• _TASK TO COMPLETE_
Carry none of the pictures over; set down the material below exactly.
=======
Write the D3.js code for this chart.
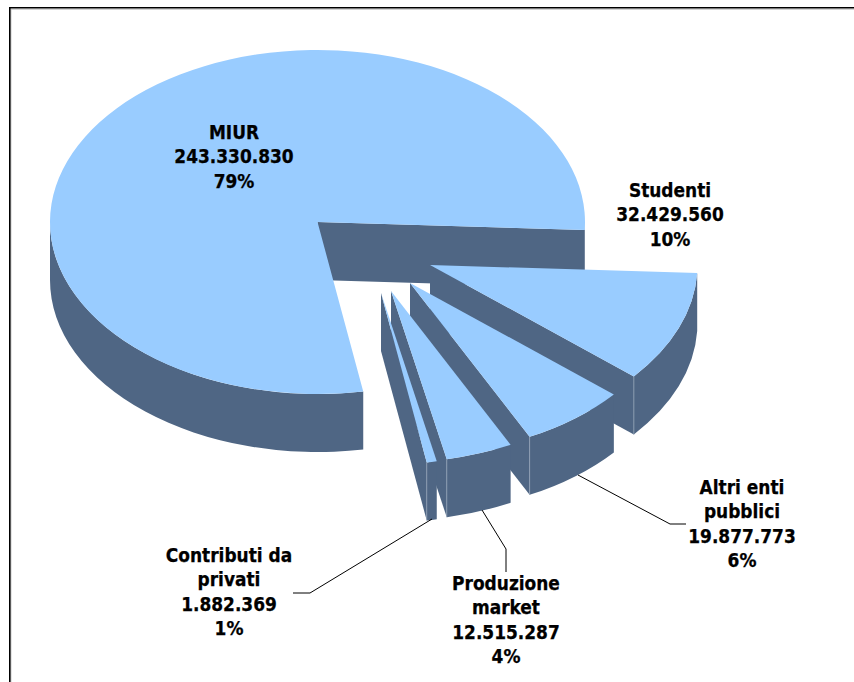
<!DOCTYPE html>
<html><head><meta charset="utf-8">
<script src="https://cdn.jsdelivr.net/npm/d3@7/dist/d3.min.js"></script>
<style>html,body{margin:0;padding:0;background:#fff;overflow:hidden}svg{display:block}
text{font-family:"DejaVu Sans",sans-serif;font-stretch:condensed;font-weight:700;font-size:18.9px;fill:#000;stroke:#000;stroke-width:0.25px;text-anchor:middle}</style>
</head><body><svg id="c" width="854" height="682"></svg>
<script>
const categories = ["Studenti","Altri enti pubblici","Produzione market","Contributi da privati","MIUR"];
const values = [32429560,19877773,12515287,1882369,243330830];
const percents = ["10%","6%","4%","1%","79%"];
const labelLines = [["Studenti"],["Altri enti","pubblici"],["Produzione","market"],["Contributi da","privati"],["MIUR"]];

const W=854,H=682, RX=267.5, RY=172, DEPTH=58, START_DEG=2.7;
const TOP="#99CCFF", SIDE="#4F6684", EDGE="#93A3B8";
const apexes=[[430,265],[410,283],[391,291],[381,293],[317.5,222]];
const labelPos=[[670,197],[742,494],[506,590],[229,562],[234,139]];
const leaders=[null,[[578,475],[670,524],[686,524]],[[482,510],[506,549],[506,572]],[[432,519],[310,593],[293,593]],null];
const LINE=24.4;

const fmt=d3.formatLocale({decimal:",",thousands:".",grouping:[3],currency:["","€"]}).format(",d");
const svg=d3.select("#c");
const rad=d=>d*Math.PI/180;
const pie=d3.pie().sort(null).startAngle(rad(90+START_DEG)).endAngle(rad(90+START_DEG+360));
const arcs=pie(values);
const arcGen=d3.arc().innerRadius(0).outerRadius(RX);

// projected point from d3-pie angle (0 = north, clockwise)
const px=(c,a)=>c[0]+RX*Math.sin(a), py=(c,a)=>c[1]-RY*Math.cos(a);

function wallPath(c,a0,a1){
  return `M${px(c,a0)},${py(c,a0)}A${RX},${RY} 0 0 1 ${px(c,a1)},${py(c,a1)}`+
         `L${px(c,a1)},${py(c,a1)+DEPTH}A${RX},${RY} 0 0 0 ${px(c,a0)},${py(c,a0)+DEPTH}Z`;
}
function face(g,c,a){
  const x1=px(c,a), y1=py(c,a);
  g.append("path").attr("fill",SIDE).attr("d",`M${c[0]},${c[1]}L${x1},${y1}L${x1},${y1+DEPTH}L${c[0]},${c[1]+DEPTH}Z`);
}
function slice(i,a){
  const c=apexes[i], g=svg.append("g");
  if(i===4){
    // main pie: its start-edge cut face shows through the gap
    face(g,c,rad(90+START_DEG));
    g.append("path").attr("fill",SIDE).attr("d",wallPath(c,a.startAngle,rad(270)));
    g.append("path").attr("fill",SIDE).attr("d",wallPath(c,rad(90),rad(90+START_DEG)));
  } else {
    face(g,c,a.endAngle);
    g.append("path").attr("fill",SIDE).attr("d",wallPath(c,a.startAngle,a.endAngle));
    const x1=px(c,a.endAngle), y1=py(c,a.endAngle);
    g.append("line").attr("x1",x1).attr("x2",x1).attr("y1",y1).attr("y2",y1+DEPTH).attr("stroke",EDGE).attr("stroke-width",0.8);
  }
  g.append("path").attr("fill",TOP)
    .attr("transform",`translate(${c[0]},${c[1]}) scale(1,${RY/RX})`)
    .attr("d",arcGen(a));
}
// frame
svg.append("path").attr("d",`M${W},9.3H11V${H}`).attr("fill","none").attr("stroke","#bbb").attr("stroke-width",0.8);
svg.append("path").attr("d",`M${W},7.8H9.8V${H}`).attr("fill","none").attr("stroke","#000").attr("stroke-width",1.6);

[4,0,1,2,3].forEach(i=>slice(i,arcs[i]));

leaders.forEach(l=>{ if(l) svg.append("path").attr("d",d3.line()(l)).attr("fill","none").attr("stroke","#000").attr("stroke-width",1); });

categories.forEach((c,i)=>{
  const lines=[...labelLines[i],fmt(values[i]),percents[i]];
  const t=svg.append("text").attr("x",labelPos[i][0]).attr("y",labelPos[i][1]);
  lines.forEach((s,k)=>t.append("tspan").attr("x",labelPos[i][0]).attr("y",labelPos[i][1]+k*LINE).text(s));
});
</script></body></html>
=======
• _ANSWER FOR THIS EXERCISE_
Write the D3.js code for this chart.
<!DOCTYPE html>
<html><head><meta charset="utf-8">
<script src="https://cdn.jsdelivr.net/npm/d3@7/dist/d3.min.js"></script>
<style>html,body{margin:0;padding:0;background:#fff;overflow:hidden}svg{display:block}
text{font-family:"DejaVu Sans",sans-serif;font-stretch:condensed;font-weight:700;font-size:18.9px;fill:#000;stroke:#000;stroke-width:0.25px;text-anchor:middle}</style>
</head><body><svg id="c" width="854" height="682"></svg>
<script>
const categories = ["Studenti","Altri enti pubblici","Produzione market","Contributi da privati","MIUR"];
const values = [32429560,19877773,12515287,1882369,243330830];
const percents = ["10%","6%","4%","1%","79%"];
const labelLines = [["Studenti"],["Altri enti","pubblici"],["Produzione","market"],["Contributi da","privati"],["MIUR"]];

const W=854,H=682, RX=267.5, RY=172, DEPTH=58, START_DEG=2.7;
const TOP="#99CCFF", SIDE="#4F6684", EDGE="#93A3B8";
const apexes=[[430,265],[410,283],[391,291],[381,293],[317.5,222]];
const labelPos=[[670,197],[742,494],[506,590],[229,562],[234,139]];
const leaders=[null,[[578,475],[670,524],[686,524]],[[482,510],[506,549],[506,572]],[[432,519],[310,593],[293,593]],null];
const LINE=24.4;

const fmt=d3.formatLocale({decimal:",",thousands:".",grouping:[3],currency:["","€"]}).format(",d");
const svg=d3.select("#c");
const rad=d=>d*Math.PI/180;
const pie=d3.pie().sort(null).startAngle(rad(90+START_DEG)).endAngle(rad(90+START_DEG+360));
const arcs=pie(values);
const arcGen=d3.arc().innerRadius(0).outerRadius(RX);

// projected point from d3-pie angle (0 = north, clockwise)
const px=(c,a)=>c[0]+RX*Math.sin(a), py=(c,a)=>c[1]-RY*Math.cos(a);

function wallPath(c,a0,a1){
  return `M${px(c,a0)},${py(c,a0)}A${RX},${RY} 0 0 1 ${px(c,a1)},${py(c,a1)}`+
         `L${px(c,a1)},${py(c,a1)+DEPTH}A${RX},${RY} 0 0 0 ${px(c,a0)},${py(c,a0)+DEPTH}Z`;
}
function face(g,c,a){
  const x1=px(c,a), y1=py(c,a);
  g.append("path").attr("fill",SIDE).attr("d",`M${c[0]},${c[1]}L${x1},${y1}L${x1},${y1+DEPTH}L${c[0]},${c[1]+DEPTH}Z`);
}
function slice(i,a){
  const c=apexes[i], g=svg.append("g");
  if(i===4){
    // main pie: its start-edge cut face shows through the gap
    face(g,c,rad(90+START_DEG));
    g.append("path").attr("fill",SIDE).attr("d",wallPath(c,a.startAngle,rad(270)));
    g.append("path").attr("fill",SIDE).attr("d",wallPath(c,rad(90),rad(90+START_DEG)));
  } else {
    face(g,c,a.endAngle);
    g.append("path").attr("fill",SIDE).attr("d",wallPath(c,a.startAngle,a.endAngle));
    const x1=px(c,a.endAngle), y1=py(c,a.endAngle);
    g.append("line").attr("x1",x1).attr("x2",x1).attr("y1",y1).attr("y2",y1+DEPTH).attr("stroke",EDGE).attr("stroke-width",0.8);
  }
  g.append("path").attr("fill",TOP)
    .attr("transform",`translate(${c[0]},${c[1]}) scale(1,${RY/RX})`)
    .attr("d",arcGen(a));
}
// frame
svg.append("path").attr("d",`M${W},9.3H11V${H}`).attr("fill","none").attr("stroke","#bbb").attr("stroke-width",0.8);
svg.append("path").attr("d",`M${W},7.8H9.8V${H}`).attr("fill","none").attr("stroke","#000").attr("stroke-width",1.6);

[4,0,1,2,3].forEach(i=>slice(i,arcs[i]));

leaders.forEach(l=>{ if(l) svg.append("path").attr("d",d3.line()(l)).attr("fill","none").attr("stroke","#000").attr("stroke-width",1); });

categories.forEach((c,i)=>{
  const lines=[...labelLines[i],fmt(values[i]),percents[i]];
  const t=svg.append("text").attr("x",labelPos[i][0]).attr("y",labelPos[i][1]);
  lines.forEach((s,k)=>t.append("tspan").attr("x",labelPos[i][0]).attr("y",labelPos[i][1]+k*LINE).text(s));
});
</script></body></html>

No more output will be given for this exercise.